┌──
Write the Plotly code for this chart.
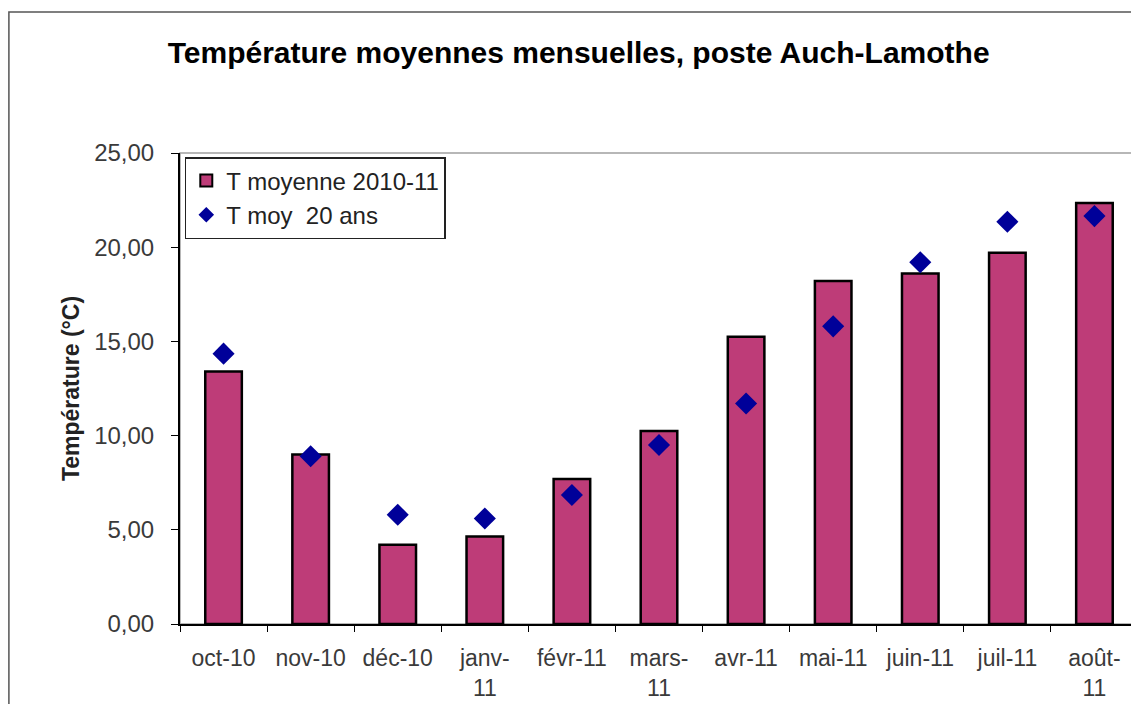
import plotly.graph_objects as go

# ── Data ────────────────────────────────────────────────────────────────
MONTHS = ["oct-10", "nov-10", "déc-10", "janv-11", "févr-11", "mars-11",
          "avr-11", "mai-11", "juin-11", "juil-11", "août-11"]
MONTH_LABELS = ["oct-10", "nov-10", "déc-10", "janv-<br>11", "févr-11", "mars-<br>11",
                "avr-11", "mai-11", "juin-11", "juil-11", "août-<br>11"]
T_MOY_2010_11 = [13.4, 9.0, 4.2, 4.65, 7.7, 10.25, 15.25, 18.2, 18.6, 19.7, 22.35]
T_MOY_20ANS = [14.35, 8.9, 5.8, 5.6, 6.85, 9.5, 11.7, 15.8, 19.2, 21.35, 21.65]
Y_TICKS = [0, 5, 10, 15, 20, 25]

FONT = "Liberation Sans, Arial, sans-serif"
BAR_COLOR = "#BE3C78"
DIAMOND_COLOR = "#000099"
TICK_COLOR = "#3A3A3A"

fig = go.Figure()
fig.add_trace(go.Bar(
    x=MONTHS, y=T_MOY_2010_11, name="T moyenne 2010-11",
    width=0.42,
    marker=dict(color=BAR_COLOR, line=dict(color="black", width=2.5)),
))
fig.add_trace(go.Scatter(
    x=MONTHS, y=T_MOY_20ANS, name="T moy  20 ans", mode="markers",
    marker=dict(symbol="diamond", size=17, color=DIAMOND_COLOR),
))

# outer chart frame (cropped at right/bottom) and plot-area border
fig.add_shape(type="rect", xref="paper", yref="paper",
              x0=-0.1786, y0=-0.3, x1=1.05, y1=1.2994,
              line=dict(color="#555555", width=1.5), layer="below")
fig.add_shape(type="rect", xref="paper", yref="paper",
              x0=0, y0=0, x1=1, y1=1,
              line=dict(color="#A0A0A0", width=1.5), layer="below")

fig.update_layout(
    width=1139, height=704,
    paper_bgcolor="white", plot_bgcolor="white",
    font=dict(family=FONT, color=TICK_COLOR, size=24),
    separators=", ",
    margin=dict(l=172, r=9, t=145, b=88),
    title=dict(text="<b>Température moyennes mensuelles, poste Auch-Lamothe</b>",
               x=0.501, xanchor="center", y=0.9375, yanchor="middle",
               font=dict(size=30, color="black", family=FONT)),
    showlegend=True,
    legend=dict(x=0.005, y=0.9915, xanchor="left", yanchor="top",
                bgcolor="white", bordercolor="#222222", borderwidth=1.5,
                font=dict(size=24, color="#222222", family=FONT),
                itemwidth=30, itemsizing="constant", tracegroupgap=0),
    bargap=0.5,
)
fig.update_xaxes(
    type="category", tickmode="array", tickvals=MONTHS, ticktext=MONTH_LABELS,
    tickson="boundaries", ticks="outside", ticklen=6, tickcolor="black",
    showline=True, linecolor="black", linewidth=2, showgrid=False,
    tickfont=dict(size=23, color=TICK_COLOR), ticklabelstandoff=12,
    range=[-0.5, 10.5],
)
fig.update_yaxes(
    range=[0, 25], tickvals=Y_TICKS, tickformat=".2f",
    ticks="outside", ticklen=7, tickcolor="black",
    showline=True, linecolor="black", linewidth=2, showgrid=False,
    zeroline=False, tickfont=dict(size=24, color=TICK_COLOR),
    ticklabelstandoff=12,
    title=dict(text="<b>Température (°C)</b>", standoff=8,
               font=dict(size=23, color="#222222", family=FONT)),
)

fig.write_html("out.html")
└──
◆ Short task: Give again, word for word, every line from the top of the data above to the line holding "import plotly.graph_objects as go", inclusive, with the pictures left out.

◆ Answer to this problem:
Write the Plotly code for this chart.
import plotly.graph_objects as go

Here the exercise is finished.